Pourquoi « notre Sécu » n’a pas d’équivalent dans le monde

Il est important de revenir à l’occasion du 80e anniversaire de la Sécurité sociale sur quelques éléments concernant son origine et les principes qui constituent son fondement (première partie).

Par Laurent Weber
Publié le 16 février 2025
Temps de lecture : 3 minutes

La Sécurité sociale et les ordonnances d’octobre 1945 qui l’ont instituée sont avant tout le produit d’un long combat de la classe ouvrière de plus d’un siècle et demi et de la mobilisation révolutionnaire à la fin de la Deuxième Guerre mondiale.

Il ne faut donc jamais perdre de vue que la « Sécu de 1945 » est une conquête majeure de la classe ouvrière de ce pays qui n’a pas d’équivalent dans le monde.

La Sécurité sociale a été conçue sur la base d’un principe : « Chacun cotise en fonction de ses moyens et reçoit en fonction de ses besoins ».

Ainsi tous les travailleurs assurent son financement au travers d’une cotisation calculée en fonction de leur salaire.

Toutefois, il est important de préciser que la cotisation est constituée d’une part par la somme prélevée chaque mois sur le salaire versé sur le compte bancaire du salarié et d’autre part par la partie du salaire appelée salaire différé transférée directement aux Urssaf par les patrons.

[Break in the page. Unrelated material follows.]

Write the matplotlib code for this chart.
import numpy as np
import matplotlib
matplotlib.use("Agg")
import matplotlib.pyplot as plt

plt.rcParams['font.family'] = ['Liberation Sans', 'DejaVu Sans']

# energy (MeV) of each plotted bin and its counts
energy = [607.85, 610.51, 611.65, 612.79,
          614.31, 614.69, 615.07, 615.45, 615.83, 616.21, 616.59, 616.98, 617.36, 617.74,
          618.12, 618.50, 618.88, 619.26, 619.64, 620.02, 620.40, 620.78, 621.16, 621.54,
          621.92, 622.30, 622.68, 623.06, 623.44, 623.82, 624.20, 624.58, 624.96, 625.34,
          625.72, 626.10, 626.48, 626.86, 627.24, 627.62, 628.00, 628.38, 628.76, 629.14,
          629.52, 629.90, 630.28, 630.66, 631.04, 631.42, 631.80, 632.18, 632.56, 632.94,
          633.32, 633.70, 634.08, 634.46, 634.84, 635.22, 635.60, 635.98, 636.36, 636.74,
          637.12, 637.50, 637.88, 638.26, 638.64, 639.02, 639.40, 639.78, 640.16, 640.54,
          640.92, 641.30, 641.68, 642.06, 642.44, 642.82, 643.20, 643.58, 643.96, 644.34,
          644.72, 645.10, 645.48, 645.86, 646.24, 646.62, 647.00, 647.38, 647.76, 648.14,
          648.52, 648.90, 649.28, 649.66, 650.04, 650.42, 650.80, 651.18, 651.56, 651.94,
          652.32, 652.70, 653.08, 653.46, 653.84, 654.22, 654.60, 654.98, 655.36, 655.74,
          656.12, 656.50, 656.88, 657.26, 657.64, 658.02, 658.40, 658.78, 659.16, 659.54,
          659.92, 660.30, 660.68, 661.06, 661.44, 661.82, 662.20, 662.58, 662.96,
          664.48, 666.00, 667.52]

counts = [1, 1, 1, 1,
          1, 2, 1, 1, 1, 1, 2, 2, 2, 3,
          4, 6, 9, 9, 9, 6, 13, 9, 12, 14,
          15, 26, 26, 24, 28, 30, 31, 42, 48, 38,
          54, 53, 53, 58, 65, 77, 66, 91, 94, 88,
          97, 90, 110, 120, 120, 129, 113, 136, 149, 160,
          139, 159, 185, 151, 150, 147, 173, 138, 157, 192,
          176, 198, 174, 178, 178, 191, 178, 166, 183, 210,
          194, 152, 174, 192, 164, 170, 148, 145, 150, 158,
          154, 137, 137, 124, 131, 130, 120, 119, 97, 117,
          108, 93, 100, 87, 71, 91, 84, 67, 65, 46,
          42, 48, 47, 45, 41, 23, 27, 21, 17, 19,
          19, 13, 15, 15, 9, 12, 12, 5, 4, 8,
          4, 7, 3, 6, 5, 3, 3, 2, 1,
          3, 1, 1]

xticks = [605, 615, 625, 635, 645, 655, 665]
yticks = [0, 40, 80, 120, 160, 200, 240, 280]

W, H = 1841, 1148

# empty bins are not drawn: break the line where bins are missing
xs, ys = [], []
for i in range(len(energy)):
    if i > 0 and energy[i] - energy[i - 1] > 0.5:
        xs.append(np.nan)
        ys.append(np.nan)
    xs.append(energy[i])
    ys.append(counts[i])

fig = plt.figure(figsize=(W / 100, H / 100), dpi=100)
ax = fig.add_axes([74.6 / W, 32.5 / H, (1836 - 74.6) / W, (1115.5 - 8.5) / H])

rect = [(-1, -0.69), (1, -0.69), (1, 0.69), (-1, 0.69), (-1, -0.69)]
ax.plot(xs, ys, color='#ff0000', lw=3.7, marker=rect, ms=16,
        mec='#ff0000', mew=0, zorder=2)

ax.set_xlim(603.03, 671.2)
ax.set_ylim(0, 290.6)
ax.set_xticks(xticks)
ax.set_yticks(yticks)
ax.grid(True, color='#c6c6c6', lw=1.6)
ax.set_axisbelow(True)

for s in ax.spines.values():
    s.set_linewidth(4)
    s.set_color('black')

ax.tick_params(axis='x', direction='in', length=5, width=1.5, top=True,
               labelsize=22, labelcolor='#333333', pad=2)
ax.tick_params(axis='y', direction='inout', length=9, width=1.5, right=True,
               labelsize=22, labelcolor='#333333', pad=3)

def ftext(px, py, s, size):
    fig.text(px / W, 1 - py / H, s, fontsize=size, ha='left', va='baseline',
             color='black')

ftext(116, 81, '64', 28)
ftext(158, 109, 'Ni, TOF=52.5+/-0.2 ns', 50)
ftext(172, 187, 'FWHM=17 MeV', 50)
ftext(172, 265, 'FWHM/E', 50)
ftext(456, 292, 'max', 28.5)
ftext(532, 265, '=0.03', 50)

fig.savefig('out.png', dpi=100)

Le salaire différé n’est donc pas une « charge ou cotisation patronale » comme souvent il est nommé mais constitue bien en réalité une partie du salaire des travailleurs.

Ce salaire différé a été imposé au patronat compte tenu du rapport de force en 1945, ce qu’il n’a bien entendu jamais accepté.

Une organisation contraire aux lois du capital

Cette cotisation ouvre les droits et permet ainsi aux travailleurs et à leur famille de recevoir des prestations en fonction de leurs besoins comme le précise l’article 1er de l’ordonnance du 4 octobre 1945 : « Il est institué une organisation de la Sécurité sociale destinée à garantir les travailleurs et leurs familles contre les risques de toute nature susceptibles de réduire ou de supprimer leur capacité de gain, à couvrir les charges de maternité et les charges de famille qu’ils supportent. »

Ce système est contraire au système capitaliste car il ne génère aucun profit puisque les cotisations sont toutes immédiatement reversées sous forme de prestations, d’indemnités journalières, de frais d’hospitalisation, de pensions de retraite, de pensions d’invalidité, d’allocations… et échappent aux circuits de la finance.

C’est la raison pour laquelle la Sécurité sociale depuis sa création a fait l’objet de nombreuses attaques et des coups lui ont été portés pour tenter de la remettre en cause.

Parmi les plus importants on peut citer : les ordonnances de 1967 promulguées sous de Gaulle qui ont fait éclater l’institution en 4 branches (maladie, famille, retraite, recouvrement) ; l’instauration de la CGS par Rocard en 1991 qui a ouvert la voie à la fiscalisation de la Sécurité sociale, c’est-à-dire à son financement par l’impôt ; le plan Juppé en 1995 qui a institué que le financement de la Sécurité sociale devait désormais faire l’objet chaque année d’une loi votée par l’Assemblée nationale. Cette loi ayant pour principal objet de permettre aux différents gouvernements de diminuer les dépenses de l’Assurance maladie au travers des dispositifs tel que l’Ondam1L’Ondam (Objectif national de dépenses de l’assurance maladie) est voté chaque année par les députés dans le cadre de la loi de financement de la Sécurité sociale. Ce dispositif est contraire à l’un des principes fondateurs de la Sécurité sociale puisque ce ne sont pas les besoins qui déterminent les budgets mais des critères économiques. et de prendre des mesures de remise en cause.

Cette offensive contre la Sécurité sociale intègre bien entendu toutes les réformes relatives aux retraites qui ont reculé l’âge de départ à la retraite et augmenté le nombre d’annuités pour avoir droit à une retraite à taux plein.

Tous les gouvernements, de droite comme de gauche, ont participé d’une manière ou d’une autre à cette offensive permanente contre la Sécurité sociale. D’ailleurs, il faut noter que les différents gouvernements qui se sont succédé n’ont jamais remis en cause ce qu’avait mis en place le précédent.